As a safety check, the upgrade machinery will confirm after an upgrade is complete that the permissions in the database match those in db/access.yml.

Stored Functions

Each version file should redefine any stored functions that are affected by the schema changes, and define any newly-required functions. Unchanged functions can be omitted. A function's signature (argument and return types) cannot change from version to version. Instead, define a new function with a different name.

For example, if get_widget(widgetId text) returns table (widgetWidth integer) must be extended to also return a widget height, define a new get_widget_with_height method. This approach leaves the existing method in place so that older code can continue to use it.

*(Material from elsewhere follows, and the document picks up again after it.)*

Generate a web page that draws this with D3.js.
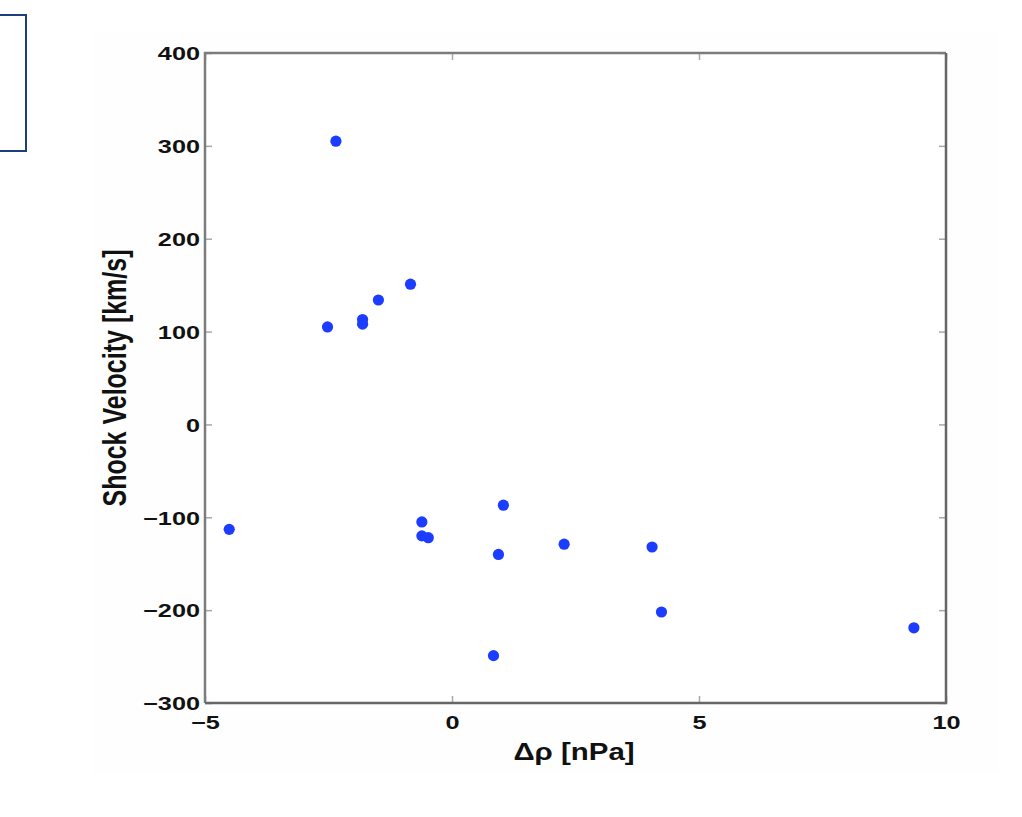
<!DOCTYPE html>
<html><head><meta charset="utf-8">
<script src="https://cdn.jsdelivr.net/npm/d3@7"></script>
<style>body{margin:0;background:#fff}svg{display:block}</style>
</head><body>
<svg id="c" width="1022" height="817"></svg>
<script>
const dp = [-4.51, -2.35, -2.52, -1.81, -1.81, -1.49, -0.84, -0.61, -0.61, -0.48, 1.04, 0.94, 2.27, 4.05, 4.24, 0.84, 9.35];
const vel = [-113, 305, 105, 108, 113, 134, 151, -105, -120, -122, -87, -140, -129, -132, -202, -249, -219];
const xTicks = [-5, 0, 5, 10];
const yTicks = [-300, -200, -100, 0, 100, 200, 300, 400];
const xLabel = "Δρ [nPa]";
const yLabel = "Shock Velocity [km/s]";

const svg = d3.select("#c");
const L = 205, R = 946, T = 53, B = 703;
const SX = 1.33; // horizontal stretch of the lettering
const FONT = "Liberation Sans, Arial, Helvetica, sans-serif";
const x = d3.scaleLinear().domain([-5, 10]).range([L, R]);
const y = d3.scaleLinear().domain([-300, 400]).range([B, T]);
const fmt = d => d < 0 ? "\u2212" + Math.abs(d) : String(d);

// faint background panel
svg.append("rect").attr("x", 93).attr("y", 33).attr("width", 905).attr("height", 740).attr("fill", "#fefefe");
svg.append("rect").attr("x", L).attr("y", T).attr("width", R - L).attr("height", B - T).attr("fill", "#fff");

// top-left box
svg.append("rect").attr("x", -5).attr("y", 15).attr("width", 31).attr("height", 136)
  .attr("fill", "none").attr("stroke", "#1d3f7e").attr("stroke-width", 2);

const tickStyle = g => {
  g.select(".domain").remove();
  g.selectAll(".tick line").attr("stroke", "#a8a8a8").attr("stroke-width", 1.5);
  g.selectAll(".tick text").attr("fill", "#111").attr("font-family", FONT)
    .attr("font-size", 19).attr("font-weight", "bold");
};
svg.append("g").attr("transform", `translate(0,${B})`)
  .call(d3.axisBottom(x).tickValues(xTicks).tickFormat(fmt).tickSizeInner(-7).tickPadding(13)).call(tickStyle)
  .selectAll(".tick text").attr("transform", `scale(${SX},1)`);
svg.append("g").attr("transform", `translate(0,${T})`)
  .call(d3.axisTop(x).tickValues(xTicks).tickFormat("").tickSizeInner(-7)).call(tickStyle);
svg.append("g").attr("transform", `translate(${L},0)`)
  .call(d3.axisLeft(y).tickValues(yTicks).tickFormat(fmt).tickSizeInner(-7)).call(tickStyle)
  .selectAll(".tick text").attr("x", -5 / SX).attr("dy", "0.36em").attr("transform", `scale(${SX},1)`);
svg.append("g").attr("transform", `translate(${R},0)`)
  .call(d3.axisRight(y).tickValues(yTicks).tickFormat("").tickSizeInner(-7)).call(tickStyle);

// frame
svg.append("path").attr("d", `M${L},${B}V${T}H${R}`).attr("fill", "none").attr("stroke", "#7c7c7c").attr("stroke-width", 2.5);
svg.append("path").attr("d", `M${L},${B}H${R}V${T}`).attr("fill", "none").attr("stroke", "#666").attr("stroke-width", 2.5);

// points
svg.append("g").selectAll("circle").data(dp.map((d, i) => [d, vel[i]])).join("circle")
  .attr("cx", d => x(d[0])).attr("cy", d => y(d[1])).attr("r", 5.6).attr("fill", "#1c3dff");

// labels
svg.append("text").attr("transform", `translate(574,760) scale(1.28,1)`).attr("text-anchor", "middle")
  .attr("font-family", FONT).attr("font-size", 23).attr("font-weight", "bold")
  .attr("fill", "#111").text(xLabel);
svg.append("text").attr("transform", `translate(126,378) rotate(-90) scale(1,1.3)`).attr("text-anchor", "middle")
  .attr("font-family", FONT).attr("font-size", 25).attr("font-weight", "bold")
  .attr("fill", "#111").text(yLabel);
</script>
</body></html>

When a method no longer makes sense (for example, when a feature is removed), redefine the method to return an empty table or default value, as appropriate. For example, if support for widgets is removed, get_widget should be redefined to always return an empty table.

Migration Tests

Every version should have tests defined in db/tests/versions/. These tests should exercise all of the functionality of the migration script, and verify that everything is as expected. These tests should be very thorough, as broken migration scripts cannot be easily fixed once they are included in a Taskcluster release. Ensure that they cover every conceivable circumstance, especially if they modify existing data.

Tests typically take the form

  test('...', async function() {
    await helper.upgradeTo(16); // upgrade to the previous version

    // insert some data
    await helper.withDbClient(async client => {
     ..
    });

    await helper.upgradeTo(17); // upgrade to this version

    // assert that things were migrated properly
    await helper.withDbClient(async client => {
     ..
    });
  });

Function Tests

Tests for stored functions should be in db/tests/fns/<service-name>_test.js. These tests serve as unit tests for the stored functions, and also help to ensure that modifications to the stored functions do not unexpectedly change their behavior. In most cases, existing tests for a stored function should continue to pass without modification even when a new DB version modifies the function implementation. There are exceptions to this rule, but reviewers should carefully scrutinize any such changes to ensure they will not break compatibility.

JS Interface

The taskcluster-db package exports an async setup function which is intended to be used in services' main.js:

const tcdb = require('taskcluster-db');
// ...
  db: {
    requires: ['cfg'],
    setup: ({cfg}) => tcdb.setup({
      readDbUrl: cfg.db.readDbUrl,
      writeDbUrl: cfg.db.writeDbUrl,
      serviceName: 'queue',
    }),
  }

The result is a taskcluster-lib-postgres Database instance all set up and ready to use. This uses the generated schema by default.

Similarly, the upgrade method will upgrade a database to the current version and set up table permissions for per-service postgres users. To upgrade to a specific version, pass toVersion: <number>. This functionality is typically used in tests, as in production deployments the deployers will run yarn db:upgrade.

const tcdb = require('taskcluster-db');

setup('upgrade db', async function() {
  await tcdb.upgrade({
    adminDbUrl: process.env.TEST_DB_URL,
    usernamePrefix: 'test',
  });
});

Finally, to get the current Schema instance, call tcdb.schema({}).

All of these functions take an optional useDbDirectory: true option to indicate that they should read from the YAML files under db/ instead of using the serialized format. This approach is slower, but is appropriate for testing.

Development

To test this library, you will need a Postgres database, running the latest release of Postgres 11. The easiest and best way to do this is to use docker, as described in the Development Process docs.